The industry body representing investment professionals conducted a membership survey in February this year which found over half of respondents in the UK expected to relocate some of their operations as a result of Brexit.
However, when asked where they may relocate, there was no clear financial centre in Europe set to benefit, though Frankfurt, Dublin, New York and Paris were likely to be the biggest winners.
“Now fund management activities are clustered in London, and rather than cluster in a single alternative location in future, the industry is likely to disperse across a number of centres,” said Rhodri Preece, head of capital markets policy at the CFA Institute. He was speaking at a media briefing this week on the release of its guide: Brexit: What it means for Investment Management.
Sizeable funds
The UK funds industry manages around £1.2trn ($1.6trn, €1.35trn) of assets on behalf of clients in continental Europe, according to the Institute. This forms a large slice of the £2.2trn of assets managed in London on behalf of overseas clients, itself a chunky 40% of the total of assets under management in the UK.

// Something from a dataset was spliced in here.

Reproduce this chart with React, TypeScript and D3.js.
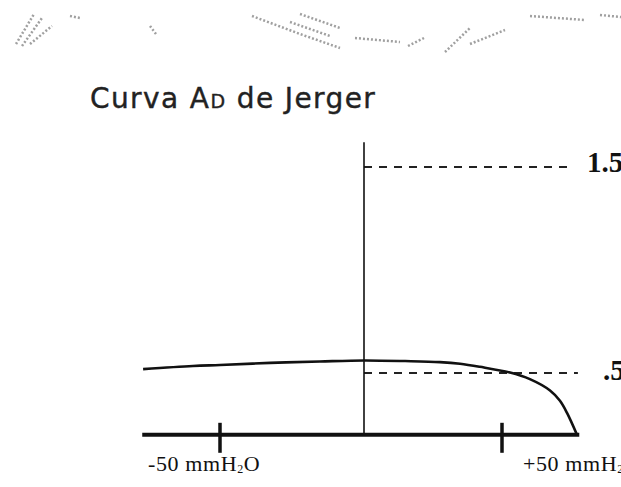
import React, { useRef, useEffect } from "react";
import * as d3 from "d3";

// tympanogram, type AD (Jerger)
const curvePressure = [-76.7, -59.4, -50, -32.6, -15.3, 0, 14.9, 27.5, 34.8, 42, 52.9, 60.1, 67.4, 71, 73.6, 77.2];
const curveCompliance = [0.519, 0.534, 0.539, 0.549, 0.556, 0.561, 0.558, 0.553, 0.545, 0.53, 0.502, 0.47, 0.415, 0.365, 0.305, 0.199];

const pressureTicks = [-50, 50];
const pressureTickLabels = ["-50 mmH", "+50 mmH"];
const pressureExtent = [-77, 78];

const refValues = [1.5, 0.5];
const refLabels = ["1.5", ".5"];
const refEnds = [75.7, 77.5];

const complianceExtent = [0.2, 1.62];

// scan specks along the top edge
const specks: [number, number][][] = [
  [[16, 44], [34, 14]],
  [[22, 46], [42, 18]],
  [[30, 44], [52, 26]],
  [[70, 16], [80, 18]],
  [[150, 26], [156, 34]],
  [[252, 16], [300, 34], [340, 48]],
  [[290, 22], [330, 36]],
  [[300, 14], [340, 28]],
  [[355, 38], [400, 42]],
  [[408, 46], [424, 38]],
  [[445, 52], [470, 28]],
  [[470, 44], [505, 30]],
  [[530, 16], [585, 20]],
  [[600, 15], [621, 17]],
];

const App: React.FC = () => {
  const svgRef = useRef<SVGSVGElement | null>(null);

  useEffect(() => {
    if (!svgRef.current) return;
    const svg = d3.select(svgRef.current);
    svg.selectAll("*").remove();

    const x = d3.scaleLinear().domain([-50, 0, 50]).range([220, 364, 502]);
    const y = d3.scaleLinear().domain([0.5, 1.5]).range([373, 167]);
    const ink = "#111";

    // scan noise
    svg
      .append("g")
      .selectAll("path")
      .data(specks)
      .enter()
      .append("path")
      .attr("d", (d) => d3.line()(d) as string)
      .attr("fill", "none")
      .attr("stroke", "#a0a0a0")
      .attr("stroke-width", 2.5)
      .attr("stroke-dasharray", "2 2");

    // title
    const t = svg
      .append("text")
      .attr("x", 90)
      .attr("y", 108)
      .attr("font-family", "DejaVu Sans, Verdana, sans-serif")
      .attr("font-size", 28)
      .attr("letter-spacing", 1.4)
      .attr("fill", "#222")
      .attr("stroke", "#222")
      .attr("stroke-width", 0.4);
    t.append("tspan").text("Curva A");
    t.append("tspan").attr("font-size", 19).text("D");
    t.append("tspan").text(" de Jerger");

    // reference dashed lines
    refValues.forEach((v, i) => {
      svg
        .append("line")
        .attr("x1", x(0))
        .attr("x2", x(refEnds[i]))
        .attr("y1", y(v))
        .attr("y2", y(v))
        .attr("stroke", "#222")
        .attr("stroke-width", 2)
        .attr("stroke-dasharray", "8 7");
      svg
        .append("text")
        .attr("x", x(refEnds[i]) + (i === 0 ? 14 : 25))
        .attr("y", y(v) + (i === 0 ? 5 : 7))
        .attr("font-family", "Liberation Serif, Times New Roman, serif")
        .attr("font-weight", "bold")
        .attr("font-size", 29)
        .attr("fill", ink)
        .text(refLabels[i]);
    });

    // vertical axis
    svg
      .append("line")
      .attr("x1", x(0))
      .attr("x2", x(0))
      .attr("y1", y(complianceExtent[1]))
      .attr("y2", y(complianceExtent[0]))
      .attr("stroke", ink)
      .attr("stroke-width", 1.6);

    // horizontal axis
    const y0 = y(complianceExtent[0]);
    svg
      .append("line")
      .attr("x1", x(pressureExtent[0]))
      .attr("x2", x(pressureExtent[1]))
      .attr("y1", y0)
      .attr("y2", y0)
      .attr("stroke", ink)
      .attr("stroke-width", 4);

    pressureTicks.forEach((p, i) => {
      svg
        .append("line")
        .attr("x1", x(p))
        .attr("x2", x(p))
        .attr("y1", y0 - 12)
        .attr("y2", y0 + 18)
        .attr("stroke", ink)
        .attr("stroke-width", 3.5);
      const lbl = svg
        .append("text")
        .attr("x", x(p) + (i === 0 ? -72 : 21))
        .attr("y", y0 + 36)
        .attr("font-family", "Liberation Serif, Times New Roman, serif")
        .attr("font-size", 22)
        .attr("letter-spacing", 0.6)
        .attr("fill", ink);
      lbl.append("tspan").text(pressureTickLabels[i]);
      lbl.append("tspan").attr("font-size", 12).attr("dy", 2).text("2");
      lbl.append("tspan").attr("dy", -2).text("O");
    });

    // curve
    const pts = curvePressure.map((p, i) => [p, curveCompliance[i]] as [number, number]);
    const line = d3
      .line<[number, number]>()
      .x((d) => x(d[0]))
      .y((d) => y(d[1]))
      .curve(d3.curveCatmullRom.alpha(0.5));
    svg
      .append("path")
      .datum(pts)
      .attr("d", line)
      .attr("fill", "none")
      .attr("stroke", ink)
      .attr("stroke-width", 2.6);
  }, []);

  return (
    <svg
      ref={svgRef}
      width={621}
      height={487}
      style={{ position: "absolute", left: 0, top: 0, background: "#fff" }}
    />
  );
};

export default App;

So, funds managed in London for clients in Europe are significant and already the European watchdog, which regulates this market, has signalled it is developing a strategy for this part of the investment sector post-Brexit.
No brass plaques
The European Securities and Markets Authority (ESMA) said, in a paper released last week, it was not going to allow funds to set up so called “letter box” entities across Europe in the wake of Brexit.
In fact, as a minimum, funds will have to have two senior managers in their European operation and follow EU remuneration rules, which involves a cap on variable pay like bonuses.
According to Josina Kamerling, the head of regulatory outreach for Europe at the CFA Institute, the ESMA paper indicated that the EU watchdog was moving towards a strategy where funds wanting to operate across Europe after Brexit will have to justify why they should be able to be located outside the EU.
“The ESMA paper raised the bar on delegating functions to third countries,” Kamerling said.
As part of developing this strategy, ESMA is expected to come out with new guidelines on cross border fund distribution in the final quarter of this year, Kamerling believes.
According to the Financial Times, supervisors at the Bank of England and the Financial Conduct Authority, who are overseeing financial groups’ contingency planning, have recently pushed the government for more clarity on what a post Brexit deal might look like.
The newspaper said they are worried that without such clarity before the end of the year, companies will be forced to implement their plans, no matter what the final Brexit agreement looks like. They have dubbed this the “point of no return”.